America this week decided to postpone the mid-April release of a Treasury report that was widely expected to call China a “currency manipulator”. Anti-China sentiment has been mounting in Congress as politicians have complained that China’s policy of fixing the yuan to the dollar gives it an unfair trade advantage. China now appears to be signalling that it is willing to end the peg. A senior government economist said China could widen the daily trading band for the yuan and allow it to appreciate.

What the commentators said

Protectionism “throttled world trade” in the 1930s and deepened the Depression, said Randall Forsyth on Barrons.com. A confrontation between the US and China, with America slapping tariffs on Chinese goods and China retaliating, could have had a similarly “disastrous” impact today.

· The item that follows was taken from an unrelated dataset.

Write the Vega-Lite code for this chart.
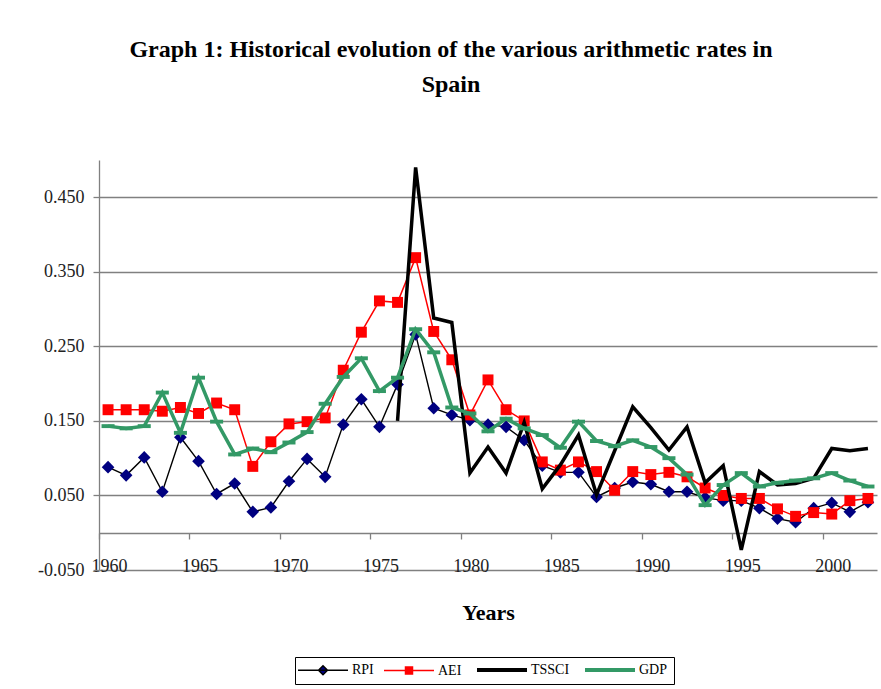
{
  "$schema": "https://vega.github.io/schema/vega-lite/v6.json",
  "width": 778,
  "height": 410,
  "autosize": {"type": "none"},
  "padding": {"left": 99, "top": 160, "right": 4, "bottom": 119},
  "background": "white",
  "title": {
    "text": ["Graph 1: Historical evolution of the various arithmetic rates in", "Spain"],
    "font": "Liberation Serif", "fontSize": 24, "fontWeight": "bold", "color": "#000000",
    "anchor": "middle", "frame": "group", "dx": -37, "offset": 63, "lineHeight": 35
  },
  "config": {"view": {"stroke": null}},
  "data": {
    "values": [
      {"year": 1960, "RPI": 0.088, "AEI": 0.165, "TSSCI": null, "GDP": 0.143},
      {"year": 1961, "RPI": 0.077, "AEI": 0.165, "TSSCI": null, "GDP": 0.140},
      {"year": 1962, "RPI": 0.101, "AEI": 0.165, "TSSCI": null, "GDP": 0.143},
      {"year": 1963, "RPI": 0.055, "AEI": 0.163, "TSSCI": null, "GDP": 0.188},
      {"year": 1964, "RPI": 0.128, "AEI": 0.168, "TSSCI": null, "GDP": 0.134},
      {"year": 1965, "RPI": 0.096, "AEI": 0.160, "TSSCI": null, "GDP": 0.208},
      {"year": 1966, "RPI": 0.052, "AEI": 0.174, "TSSCI": null, "GDP": 0.149},
      {"year": 1967, "RPI": 0.066, "AEI": 0.165, "TSSCI": null, "GDP": 0.105},
      {"year": 1968, "RPI": 0.028, "AEI": 0.089, "TSSCI": null, "GDP": 0.113},
      {"year": 1969, "RPI": 0.034, "AEI": 0.122, "TSSCI": null, "GDP": 0.108},
      {"year": 1970, "RPI": 0.069, "AEI": 0.146, "TSSCI": null, "GDP": 0.121},
      {"year": 1971, "RPI": 0.099, "AEI": 0.149, "TSSCI": null, "GDP": 0.135},
      {"year": 1972, "RPI": 0.075, "AEI": 0.154, "TSSCI": null, "GDP": 0.173},
      {"year": 1973, "RPI": 0.145, "AEI": 0.218, "TSSCI": null, "GDP": 0.209},
      {"year": 1974, "RPI": 0.179, "AEI": 0.269, "TSSCI": null, "GDP": 0.234},
      {"year": 1975, "RPI": 0.142, "AEI": 0.311, "TSSCI": null, "GDP": 0.190},
      {"year": 1976, "RPI": 0.199, "AEI": 0.309, "TSSCI": 0.150, "GDP": 0.208},
      {"year": 1977, "RPI": 0.266, "AEI": 0.369, "TSSCI": 0.490, "GDP": 0.273},
      {"year": 1978, "RPI": 0.167, "AEI": 0.270, "TSSCI": 0.288, "GDP": 0.242},
      {"year": 1979, "RPI": 0.158, "AEI": 0.232, "TSSCI": 0.282, "GDP": 0.168},
      {"year": 1980, "RPI": 0.151, "AEI": 0.158, "TSSCI": 0.080, "GDP": 0.160},
      {"year": 1981, "RPI": 0.145, "AEI": 0.205, "TSSCI": 0.115, "GDP": 0.136},
      {"year": 1982, "RPI": 0.142, "AEI": 0.165, "TSSCI": 0.080, "GDP": 0.153},
      {"year": 1983, "RPI": 0.124, "AEI": 0.150, "TSSCI": 0.148, "GDP": 0.140},
      {"year": 1984, "RPI": 0.090, "AEI": 0.095, "TSSCI": 0.059, "GDP": 0.131},
      {"year": 1985, "RPI": 0.081, "AEI": 0.084, "TSSCI": 0.091, "GDP": 0.114},
      {"year": 1986, "RPI": 0.081, "AEI": 0.095, "TSSCI": 0.131, "GDP": 0.149},
      {"year": 1987, "RPI": 0.048, "AEI": 0.082, "TSSCI": 0.051, "GDP": 0.123},
      {"year": 1988, "RPI": 0.060, "AEI": 0.057, "TSSCI": 0.110, "GDP": 0.116},
      {"year": 1989, "RPI": 0.068, "AEI": 0.082, "TSSCI": 0.169, "GDP": 0.124},
      {"year": 1990, "RPI": 0.065, "AEI": 0.078, "TSSCI": 0.141, "GDP": 0.115},
      {"year": 1991, "RPI": 0.055, "AEI": 0.081, "TSSCI": 0.111, "GDP": 0.100},
      {"year": 1992, "RPI": 0.055, "AEI": 0.075, "TSSCI": 0.142, "GDP": 0.078},
      {"year": 1993, "RPI": 0.047, "AEI": 0.060, "TSSCI": 0.067, "GDP": 0.037},
      {"year": 1994, "RPI": 0.043, "AEI": 0.050, "TSSCI": 0.090, "GDP": 0.064},
      {"year": 1995, "RPI": 0.043, "AEI": 0.046, "TSSCI": -0.023, "GDP": 0.080},
      {"year": 1996, "RPI": 0.033, "AEI": 0.046, "TSSCI": 0.082, "GDP": 0.062},
      {"year": 1997, "RPI": 0.019, "AEI": 0.032, "TSSCI": 0.064, "GDP": 0.067},
      {"year": 1998, "RPI": 0.014, "AEI": 0.022, "TSSCI": 0.066, "GDP": 0.070},
      {"year": 1999, "RPI": 0.033, "AEI": 0.027, "TSSCI": 0.073, "GDP": 0.073},
      {"year": 2000, "RPI": 0.040, "AEI": 0.025, "TSSCI": 0.113, "GDP": 0.080},
      {"year": 2001, "RPI": 0.028, "AEI": 0.043, "TSSCI": 0.110, "GDP": 0.070},
      {"year": 2002, "RPI": 0.041, "AEI": 0.046, "TSSCI": 0.113, "GDP": 0.062}
    ]
  },
  "transform": [{"fold": ["RPI", "AEI", "TSSCI", "GDP"], "as": ["series", "value"]}],
  "encoding": {
    "x": {
      "field": "year", "type": "quantitative",
      "scale": {"domain": [1959.5, 2002.5], "nice": false, "zero": false},
      "axis": {
        "title": "Years",
        "values": [1959.5, 1964.5, 1969.5, 1974.5, 1979.5, 1984.5, 1989.5, 1994.5, 1999.5],
        "labelExpr": "'' + (datum.value + 0.5)",
        "offset": -37, "grid": false,
        "domainColor": "#808080", "domainWidth": 1.3,
        "tickColor": "#808080", "tickWidth": 1.3, "tickSize": 6,
        "labelOffset": 10, "labelPadding": 18, "labelFlush": false, "labelOverlap": false,
        "labelFont": "Liberation Serif", "labelFontSize": 18, "labelColor": "#222222",
        "titleFont": "Liberation Serif", "titleFontSize": 22, "titleFontWeight": "bold",
        "titleColor": "#000000", "titlePadding": 27
      }
    },
    "y": {
      "field": "value", "type": "quantitative",
      "scale": {"domain": [-0.05, 0.5], "nice": false, "zero": false},
      "axis": {
        "title": null,
        "values": [-0.05, 0.05, 0.15, 0.25, 0.35, 0.45],
        "labelExpr": "datum.value < 0 ? '-' + format(-datum.value, '.3f') : format(datum.value, '.3f')",
        "grid": true, "gridColor": "#808080", "gridWidth": 1.3,
        "domainColor": "#808080", "domainWidth": 1.3,
        "tickColor": "#808080", "tickWidth": 1.3, "tickSize": 6,
        "labelFont": "Liberation Serif", "labelFontSize": 18, "labelColor": "#222222",
        "labelPadding": 9
      }
    }
  },
  "layer": [
    {
      "transform": [{"filter": "datum.series === 'RPI'"}],
      "mark": {"type": "line", "strokeWidth": 1.4},
      "encoding": {
        "color": {
          "field": "series", "type": "nominal",
          "scale": {"domain": ["RPI", "AEI", "TSSCI", "GDP"], "range": ["#000000", "#FF0000", "#000000", "#339966"]},
          "legend": {
            "orient": "none", "legendX": 196, "legendY": 497,
            "direction": "horizontal", "title": null,
            "symbolSize": 400, "symbolStrokeWidth": 1.5,
            "labelFont": "Liberation Serif", "labelFontSize": 14, "labelColor": "#000000",
            "labelOffset": 37, "columnPadding": 7, "padding": 6,
            "strokeColor": "#000000", "fillColor": "#ffffff",
            "encode": {
              "symbols": {
                "update": {
                  "shape": {"signal": "datum.value === 'RPI' ? 'M-1,0H4M1.5,-0.45L1.95,0L1.5,0.45L1.05,0Z' : datum.value === 'AEI' ? 'M-1,0H4M1.15,-0.35H1.85V0.35H1.15Z' : 'M-1,0H4'"},
                  "fill": {"signal": "datum.value === 'RPI' ? '#000080' : datum.value === 'AEI' ? '#FF0000' : 'transparent'"},
                  "stroke": {"signal": "datum.value === 'RPI' ? '#000033' : datum.value === 'AEI' ? '#FF0000' : datum.value === 'TSSCI' ? '#000000' : '#339966'"},
                  "strokeWidth": {"signal": "datum.value === 'TSSCI' || datum.value === 'GDP' ? 4 : 1.5"},
                  "opacity": {"value": 1}
                }
              }
            }
          }
        }
      }
    },
    {
      "transform": [{"filter": "datum.series === 'RPI'"}],
      "mark": {"type": "point", "shape": "diamond", "filled": true, "size": 160, "color": "#000080", "opacity": 1}
    },
    {
      "transform": [{"filter": "datum.series === 'AEI'"}],
      "mark": {"type": "line", "strokeWidth": 1.5},
      "encoding": {"color": {"field": "series", "type": "nominal"}}
    },
    {
      "transform": [{"filter": "datum.series === 'AEI'"}],
      "mark": {"type": "point", "shape": "square", "filled": true, "size": 120, "color": "#FF0000", "opacity": 1}
    },
    {
      "transform": [{"filter": "datum.series === 'TSSCI'"}],
      "mark": {"type": "line", "strokeWidth": 3.5},
      "encoding": {"color": {"field": "series", "type": "nominal"}}
    },
    {
      "transform": [{"filter": "datum.series === 'GDP'"}],
      "mark": {"type": "line", "strokeWidth": 3.5},
      "encoding": {"color": {"field": "series", "type": "nominal"}}
    },
    {
      "transform": [{"filter": "datum.series === 'GDP'"}],
      "mark": {"type": "point", "shape": "M-1,-0.3H1V0.3H-1Z", "filled": true, "size": 170, "color": "#339966", "opacity": 1}
    }
  ]
}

Luckily it looks as if they’re “working to prevent a replay of the policy blunders of the 1930s”. Kicking the report into the long grass was “politically smart”, said Capital Economics. It lets China change its currency regime without appearing to bow to US pressure. Reforming the currency regime would help China, said Ian Campbell on Breakingviews.After all, inflation is rising quickly and cheaper imports would temper the trend, while revaluation would also boost Chinese consumers’ purchasing power. Ending the peg would “be part of China’s gradual transformation from export-led adolescent to more mature, wealthier economy”.